## Given request
Reproduce all of the data below without alteration; exclude every picture.
+---+
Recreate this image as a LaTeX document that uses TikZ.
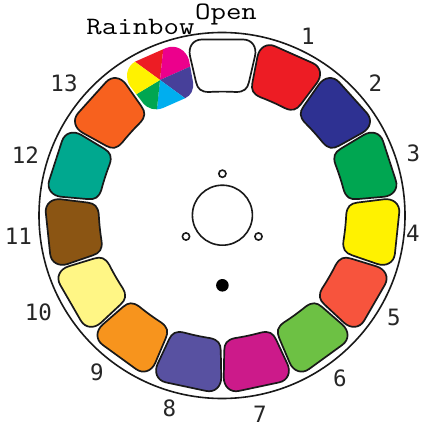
\documentclass[tikz,border=0pt]{standalone}
\usepackage{fontspec}
\newfontfamily\digitfont{DejaVu Sans Mono}
\definecolor{c1}{HTML}{ED1C24}
\definecolor{c2}{HTML}{2E3192}
\definecolor{c3}{HTML}{00A651}
\definecolor{c4}{HTML}{FFF200}
\definecolor{c5}{HTML}{F7543D}
\definecolor{c6}{HTML}{6DC144}
\definecolor{c7}{HTML}{CC1A8A}
\definecolor{c8}{HTML}{5851A1}
\definecolor{c9}{HTML}{F7941D}
\definecolor{c10}{HTML}{FFF685}
\definecolor{c11}{HTML}{8B5513}
\definecolor{c12}{HTML}{00A88F}
\definecolor{c13}{HTML}{F7611E}
\definecolor{rbm}{HTML}{EC008C}
\definecolor{rbp}{HTML}{47409A}
\definecolor{rbc}{HTML}{00AEEF}
\newcommand{\tileoutline}{(190,56) .. controls (188,47) and (193,39.5) .. (202,39.5) .. controls (215,39.5) and (230,39.5) .. (243,39.5) .. controls (252,39.5) and (257,47) .. (255,56) -- (249,82) .. controls (247.4,89) and (244,92) .. (236,92) .. controls (227,91.5) and (218,91.5) .. (209,92) .. controls (201,92) and (197.6,89) .. (196,82) -- cycle}
\tikzset{
  rim/.style={draw=black!90,line width=1.6pt},
  tileedge/.style={draw=black!90,line width=1.7pt},
  numlabel/.style={font=\digitfont\fontsize{22.5}{23}\selectfont,text=black!85,inner sep=0pt},
  wordlabel/.style={font=\ttfamily\fontsize{25}{25}\selectfont,text=black,inner sep=0pt,xscale=1.2,transform shape},
}
\begin{document}
\begin{tikzpicture}[x=1pt,y=-1pt]
\useasboundingbox (0,0) rectangle (420,427);
\fill[white] (0,0) rectangle (420,427);
\draw[rim] (222,215.5) circle[radius=183];
% colour tiles, clockwise from the open slot
\draw[tileedge,fill=white] \tileoutline;
\foreach \k in {1,...,13}{
  \begin{scope}[rotate around={-24*\k:(222.5,215)}]
    \draw[tileedge,fill=c\k] \tileoutline;
  \end{scope}
}
% rainbow tile
\begin{scope}
  \clip (135,61.7) -- (166,48) .. controls (176,44) and (186,50) .. (189,60) -- (193,82) .. controls (194,90) and (191,95.5) .. (185,98.3) -- (163,108) .. controls (155,111) and (148,109) .. (143,103) -- (130,86) .. controls (125,78) and (126,67) .. (135,61.7) -- cycle;
  \fill[c1]  (160,80) -- (111.5,44.7) -- (166.3,20.3) -- cycle;
  \fill[rbm] (160,80) -- (166.3,20.3) -- (214.8,55.6) -- cycle;
  \fill[rbp] (160,80) -- (214.8,55.6) -- (208.5,115.3) -- cycle;
  \fill[rbc] (160,80) -- (208.5,115.3) -- (153.7,139.7) -- cycle;
  \fill[c3]  (160,80) -- (153.7,139.7) -- (108.6,110.9) -- cycle;
  \fill[c4]  (160,80) -- (108.6,110.9) -- (111.5,44.7) -- cycle;
\end{scope}
% hub
\draw[rim] (222.4,215.2) circle[radius=30];
\draw[rim] (222.4,173.7) circle[radius=3.6];
\draw[rim] (186,236.5) circle[radius=3.6];
\draw[rim] (258.5,236.5) circle[radius=3.6];
\fill[black] (222.4,285.3) circle[radius=6.3];
% labels
\node[wordlabel] (rainbow) at (140.5,27) {Rainbow};
\node[wordlabel] (open) at (226,14) {Open};
\node[numlabel] (n1) at (308,36.5) {1};
\node[numlabel] (n2) at (375.5,83.5) {2};
\node[numlabel] (n3) at (413.5,153) {3};
\node[numlabel] (n4) at (413,233) {4};
\node[numlabel] (n5) at (394,317) {5};
\node[numlabel] (n6) at (340,378) {6};
\node[numlabel] (n7) at (260,414) {7};
\node[numlabel] (n8) at (169.5,408) {8};
\node[numlabel] (n9) at (97,372) {9};
\node[numlabel] (n10) at (38.5,312) {10};
\node[numlabel] (n11) at (18.5,236) {11};
\node[numlabel] (n12) at (25.5,155) {12};
\node[numlabel] (n13) at (64,83) {13};
\end{tikzpicture}
\end{document}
+---+
## Task solution
Recreate this image as a LaTeX document that uses TikZ.
\documentclass[tikz,border=0pt]{standalone}
\usepackage{fontspec}
\newfontfamily\digitfont{DejaVu Sans Mono}
\definecolor{c1}{HTML}{ED1C24}
\definecolor{c2}{HTML}{2E3192}
\definecolor{c3}{HTML}{00A651}
\definecolor{c4}{HTML}{FFF200}
\definecolor{c5}{HTML}{F7543D}
\definecolor{c6}{HTML}{6DC144}
\definecolor{c7}{HTML}{CC1A8A}
\definecolor{c8}{HTML}{5851A1}
\definecolor{c9}{HTML}{F7941D}
\definecolor{c10}{HTML}{FFF685}
\definecolor{c11}{HTML}{8B5513}
\definecolor{c12}{HTML}{00A88F}
\definecolor{c13}{HTML}{F7611E}
\definecolor{rbm}{HTML}{EC008C}
\definecolor{rbp}{HTML}{47409A}
\definecolor{rbc}{HTML}{00AEEF}
\newcommand{\tileoutline}{(190,56) .. controls (188,47) and (193,39.5) .. (202,39.5) .. controls (215,39.5) and (230,39.5) .. (243,39.5) .. controls (252,39.5) and (257,47) .. (255,56) -- (249,82) .. controls (247.4,89) and (244,92) .. (236,92) .. controls (227,91.5) and (218,91.5) .. (209,92) .. controls (201,92) and (197.6,89) .. (196,82) -- cycle}
\tikzset{
  rim/.style={draw=black!90,line width=1.6pt},
  tileedge/.style={draw=black!90,line width=1.7pt},
  numlabel/.style={font=\digitfont\fontsize{22.5}{23}\selectfont,text=black!85,inner sep=0pt},
  wordlabel/.style={font=\ttfamily\fontsize{25}{25}\selectfont,text=black,inner sep=0pt,xscale=1.2,transform shape},
}
\begin{document}
\begin{tikzpicture}[x=1pt,y=-1pt]
\useasboundingbox (0,0) rectangle (420,427);
\fill[white] (0,0) rectangle (420,427);
\draw[rim] (222,215.5) circle[radius=183];
% colour tiles, clockwise from the open slot
\draw[tileedge,fill=white] \tileoutline;
\foreach \k in {1,...,13}{
  \begin{scope}[rotate around={-24*\k:(222.5,215)}]
    \draw[tileedge,fill=c\k] \tileoutline;
  \end{scope}
}
% rainbow tile
\begin{scope}
  \clip (135,61.7) -- (166,48) .. controls (176,44) and (186,50) .. (189,60) -- (193,82) .. controls (194,90) and (191,95.5) .. (185,98.3) -- (163,108) .. controls (155,111) and (148,109) .. (143,103) -- (130,86) .. controls (125,78) and (126,67) .. (135,61.7) -- cycle;
  \fill[c1]  (160,80) -- (111.5,44.7) -- (166.3,20.3) -- cycle;
  \fill[rbm] (160,80) -- (166.3,20.3) -- (214.8,55.6) -- cycle;
  \fill[rbp] (160,80) -- (214.8,55.6) -- (208.5,115.3) -- cycle;
  \fill[rbc] (160,80) -- (208.5,115.3) -- (153.7,139.7) -- cycle;
  \fill[c3]  (160,80) -- (153.7,139.7) -- (108.6,110.9) -- cycle;
  \fill[c4]  (160,80) -- (108.6,110.9) -- (111.5,44.7) -- cycle;
\end{scope}
% hub
\draw[rim] (222.4,215.2) circle[radius=30];
\draw[rim] (222.4,173.7) circle[radius=3.6];
\draw[rim] (186,236.5) circle[radius=3.6];
\draw[rim] (258.5,236.5) circle[radius=3.6];
\fill[black] (222.4,285.3) circle[radius=6.3];
% labels
\node[wordlabel] (rainbow) at (140.5,27) {Rainbow};
\node[wordlabel] (open) at (226,14) {Open};
\node[numlabel] (n1) at (308,36.5) {1};
\node[numlabel] (n2) at (375.5,83.5) {2};
\node[numlabel] (n3) at (413.5,153) {3};
\node[numlabel] (n4) at (413,233) {4};
\node[numlabel] (n5) at (394,317) {5};
\node[numlabel] (n6) at (340,378) {6};
\node[numlabel] (n7) at (260,414) {7};
\node[numlabel] (n8) at (169.5,408) {8};
\node[numlabel] (n9) at (97,372) {9};
\node[numlabel] (n10) at (38.5,312) {10};
\node[numlabel] (n11) at (18.5,236) {11};
\node[numlabel] (n12) at (25.5,155) {12};
\node[numlabel] (n13) at (64,83) {13};
\end{tikzpicture}
\end{document}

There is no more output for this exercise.